TASK MATERIAL.
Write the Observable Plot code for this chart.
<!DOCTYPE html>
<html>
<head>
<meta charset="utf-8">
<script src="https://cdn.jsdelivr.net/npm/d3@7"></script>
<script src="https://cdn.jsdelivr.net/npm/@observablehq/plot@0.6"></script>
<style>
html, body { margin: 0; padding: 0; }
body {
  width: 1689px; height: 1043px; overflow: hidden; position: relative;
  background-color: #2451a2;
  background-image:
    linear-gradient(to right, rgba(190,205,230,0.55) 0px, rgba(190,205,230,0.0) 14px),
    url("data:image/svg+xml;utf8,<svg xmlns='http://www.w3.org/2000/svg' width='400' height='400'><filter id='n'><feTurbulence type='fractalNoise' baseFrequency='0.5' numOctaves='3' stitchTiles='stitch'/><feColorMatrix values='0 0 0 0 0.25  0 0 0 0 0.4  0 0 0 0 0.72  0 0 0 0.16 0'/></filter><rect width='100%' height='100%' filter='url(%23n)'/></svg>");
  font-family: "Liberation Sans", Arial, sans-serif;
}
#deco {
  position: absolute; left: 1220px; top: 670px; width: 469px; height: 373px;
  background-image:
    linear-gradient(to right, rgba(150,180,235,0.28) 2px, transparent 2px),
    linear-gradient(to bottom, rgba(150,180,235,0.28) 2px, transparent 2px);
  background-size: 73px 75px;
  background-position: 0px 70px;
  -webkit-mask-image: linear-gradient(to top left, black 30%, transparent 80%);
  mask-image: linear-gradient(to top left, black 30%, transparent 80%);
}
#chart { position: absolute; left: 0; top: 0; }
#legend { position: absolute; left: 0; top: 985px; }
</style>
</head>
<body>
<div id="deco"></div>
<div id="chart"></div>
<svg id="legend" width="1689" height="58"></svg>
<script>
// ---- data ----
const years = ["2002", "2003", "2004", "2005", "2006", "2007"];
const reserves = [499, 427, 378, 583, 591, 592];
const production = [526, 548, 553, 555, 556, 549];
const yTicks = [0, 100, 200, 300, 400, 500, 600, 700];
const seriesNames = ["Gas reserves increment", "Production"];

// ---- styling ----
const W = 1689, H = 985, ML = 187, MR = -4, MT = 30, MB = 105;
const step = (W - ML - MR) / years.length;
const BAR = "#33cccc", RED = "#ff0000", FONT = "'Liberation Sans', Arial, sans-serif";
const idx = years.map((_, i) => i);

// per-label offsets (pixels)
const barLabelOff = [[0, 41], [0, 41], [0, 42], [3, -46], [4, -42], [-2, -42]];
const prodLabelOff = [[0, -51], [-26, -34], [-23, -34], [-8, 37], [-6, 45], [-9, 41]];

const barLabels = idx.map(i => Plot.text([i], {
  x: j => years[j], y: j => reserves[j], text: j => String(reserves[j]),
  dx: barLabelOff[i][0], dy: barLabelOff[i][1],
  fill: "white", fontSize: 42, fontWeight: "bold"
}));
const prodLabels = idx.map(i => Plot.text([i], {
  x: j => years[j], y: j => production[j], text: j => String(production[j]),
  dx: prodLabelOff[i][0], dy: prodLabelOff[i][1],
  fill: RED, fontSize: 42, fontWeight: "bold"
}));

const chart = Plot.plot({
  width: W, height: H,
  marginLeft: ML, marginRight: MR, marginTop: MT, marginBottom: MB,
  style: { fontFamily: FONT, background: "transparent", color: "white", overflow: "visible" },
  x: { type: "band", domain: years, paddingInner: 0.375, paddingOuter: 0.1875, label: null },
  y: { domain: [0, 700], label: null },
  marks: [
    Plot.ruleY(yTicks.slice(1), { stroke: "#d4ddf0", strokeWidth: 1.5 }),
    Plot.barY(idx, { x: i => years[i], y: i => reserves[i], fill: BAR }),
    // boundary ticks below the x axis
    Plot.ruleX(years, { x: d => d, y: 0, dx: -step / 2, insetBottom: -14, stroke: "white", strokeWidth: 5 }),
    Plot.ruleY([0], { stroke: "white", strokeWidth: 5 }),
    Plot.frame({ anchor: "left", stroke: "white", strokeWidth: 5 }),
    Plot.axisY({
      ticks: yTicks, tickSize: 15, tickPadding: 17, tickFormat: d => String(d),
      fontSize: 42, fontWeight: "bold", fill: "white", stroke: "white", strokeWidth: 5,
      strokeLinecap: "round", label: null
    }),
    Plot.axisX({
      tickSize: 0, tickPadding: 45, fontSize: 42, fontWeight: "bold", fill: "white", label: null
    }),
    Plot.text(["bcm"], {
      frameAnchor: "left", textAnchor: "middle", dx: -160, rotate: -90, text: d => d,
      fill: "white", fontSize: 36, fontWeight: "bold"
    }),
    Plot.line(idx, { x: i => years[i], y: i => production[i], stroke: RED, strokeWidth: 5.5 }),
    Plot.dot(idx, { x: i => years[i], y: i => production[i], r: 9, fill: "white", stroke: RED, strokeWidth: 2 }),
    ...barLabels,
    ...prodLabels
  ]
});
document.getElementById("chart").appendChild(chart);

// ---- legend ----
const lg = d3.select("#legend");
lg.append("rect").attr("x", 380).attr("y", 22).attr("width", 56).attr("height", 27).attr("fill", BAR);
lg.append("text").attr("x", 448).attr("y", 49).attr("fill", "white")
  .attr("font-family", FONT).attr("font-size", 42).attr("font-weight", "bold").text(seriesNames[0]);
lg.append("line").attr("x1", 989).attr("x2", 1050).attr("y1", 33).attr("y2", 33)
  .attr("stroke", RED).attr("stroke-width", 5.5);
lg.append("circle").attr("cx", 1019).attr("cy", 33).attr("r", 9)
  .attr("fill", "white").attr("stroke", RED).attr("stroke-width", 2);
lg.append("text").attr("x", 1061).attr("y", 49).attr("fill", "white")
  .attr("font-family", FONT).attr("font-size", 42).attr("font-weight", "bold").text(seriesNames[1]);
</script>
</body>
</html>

* * *

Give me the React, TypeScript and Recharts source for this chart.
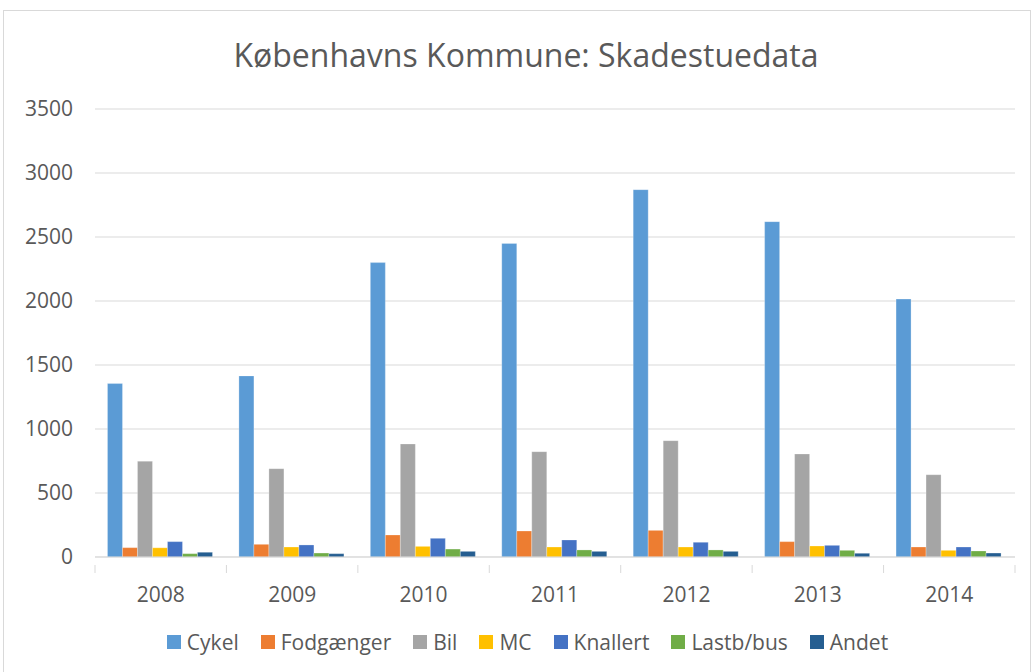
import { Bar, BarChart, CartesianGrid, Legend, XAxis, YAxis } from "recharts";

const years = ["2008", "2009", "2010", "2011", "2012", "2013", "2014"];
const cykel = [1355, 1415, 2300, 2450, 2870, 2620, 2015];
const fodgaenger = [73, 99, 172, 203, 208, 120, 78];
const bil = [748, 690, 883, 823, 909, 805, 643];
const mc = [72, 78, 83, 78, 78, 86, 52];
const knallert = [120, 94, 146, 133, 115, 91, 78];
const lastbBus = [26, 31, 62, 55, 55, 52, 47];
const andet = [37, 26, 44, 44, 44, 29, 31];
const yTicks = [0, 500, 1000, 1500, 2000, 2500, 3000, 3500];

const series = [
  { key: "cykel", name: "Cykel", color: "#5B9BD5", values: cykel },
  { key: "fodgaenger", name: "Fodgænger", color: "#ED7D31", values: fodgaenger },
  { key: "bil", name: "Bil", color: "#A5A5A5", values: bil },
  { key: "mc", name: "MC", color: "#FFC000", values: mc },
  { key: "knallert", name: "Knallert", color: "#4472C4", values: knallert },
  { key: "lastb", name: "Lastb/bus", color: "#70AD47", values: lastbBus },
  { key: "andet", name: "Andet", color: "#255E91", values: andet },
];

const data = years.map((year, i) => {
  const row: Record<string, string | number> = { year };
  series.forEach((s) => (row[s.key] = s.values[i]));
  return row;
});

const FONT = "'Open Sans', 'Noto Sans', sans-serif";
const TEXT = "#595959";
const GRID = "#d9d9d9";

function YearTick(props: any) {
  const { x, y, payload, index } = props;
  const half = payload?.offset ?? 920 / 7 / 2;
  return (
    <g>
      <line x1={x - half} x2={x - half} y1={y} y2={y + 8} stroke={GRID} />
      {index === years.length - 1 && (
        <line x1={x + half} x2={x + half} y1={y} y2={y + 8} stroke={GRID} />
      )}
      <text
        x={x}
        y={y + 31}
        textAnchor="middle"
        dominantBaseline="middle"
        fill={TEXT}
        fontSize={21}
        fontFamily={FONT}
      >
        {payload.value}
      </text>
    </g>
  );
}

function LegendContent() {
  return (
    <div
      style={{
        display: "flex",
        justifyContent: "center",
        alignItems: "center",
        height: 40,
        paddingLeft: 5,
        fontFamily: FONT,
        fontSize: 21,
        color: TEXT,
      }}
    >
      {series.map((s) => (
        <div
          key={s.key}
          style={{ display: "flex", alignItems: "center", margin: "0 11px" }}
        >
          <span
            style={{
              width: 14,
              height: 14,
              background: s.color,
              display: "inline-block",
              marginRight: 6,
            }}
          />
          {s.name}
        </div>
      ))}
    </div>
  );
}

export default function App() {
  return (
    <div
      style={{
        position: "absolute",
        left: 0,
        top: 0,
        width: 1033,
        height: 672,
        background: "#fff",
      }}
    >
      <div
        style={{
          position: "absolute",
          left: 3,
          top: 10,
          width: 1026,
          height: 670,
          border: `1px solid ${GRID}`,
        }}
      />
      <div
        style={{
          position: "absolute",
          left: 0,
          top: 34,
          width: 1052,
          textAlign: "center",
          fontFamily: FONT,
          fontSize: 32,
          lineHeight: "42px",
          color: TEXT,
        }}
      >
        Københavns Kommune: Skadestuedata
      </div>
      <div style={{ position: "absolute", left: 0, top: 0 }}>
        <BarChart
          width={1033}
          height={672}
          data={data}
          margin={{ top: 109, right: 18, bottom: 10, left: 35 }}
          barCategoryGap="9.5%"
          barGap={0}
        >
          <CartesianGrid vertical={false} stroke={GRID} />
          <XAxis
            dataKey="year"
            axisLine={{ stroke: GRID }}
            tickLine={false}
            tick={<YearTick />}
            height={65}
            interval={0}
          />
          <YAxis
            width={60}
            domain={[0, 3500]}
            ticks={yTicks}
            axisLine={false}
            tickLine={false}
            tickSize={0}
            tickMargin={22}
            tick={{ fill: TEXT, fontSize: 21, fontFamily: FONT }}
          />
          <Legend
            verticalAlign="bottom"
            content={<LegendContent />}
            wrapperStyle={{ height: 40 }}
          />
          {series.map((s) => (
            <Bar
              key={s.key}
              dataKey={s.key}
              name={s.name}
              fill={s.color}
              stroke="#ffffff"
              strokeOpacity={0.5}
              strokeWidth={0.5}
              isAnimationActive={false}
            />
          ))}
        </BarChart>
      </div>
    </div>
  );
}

STATED TASK. Both the line containing "Give me the" and the line containing "Legend, XAxis, YAxis" belong in the copy, along with every line between them. Reproduce that stretch exactly, without the pictures.

FINISHED TASK.
Give me the React, TypeScript and Recharts source for this chart.
import { Bar, BarChart, CartesianGrid, Legend, XAxis, YAxis } from "recharts";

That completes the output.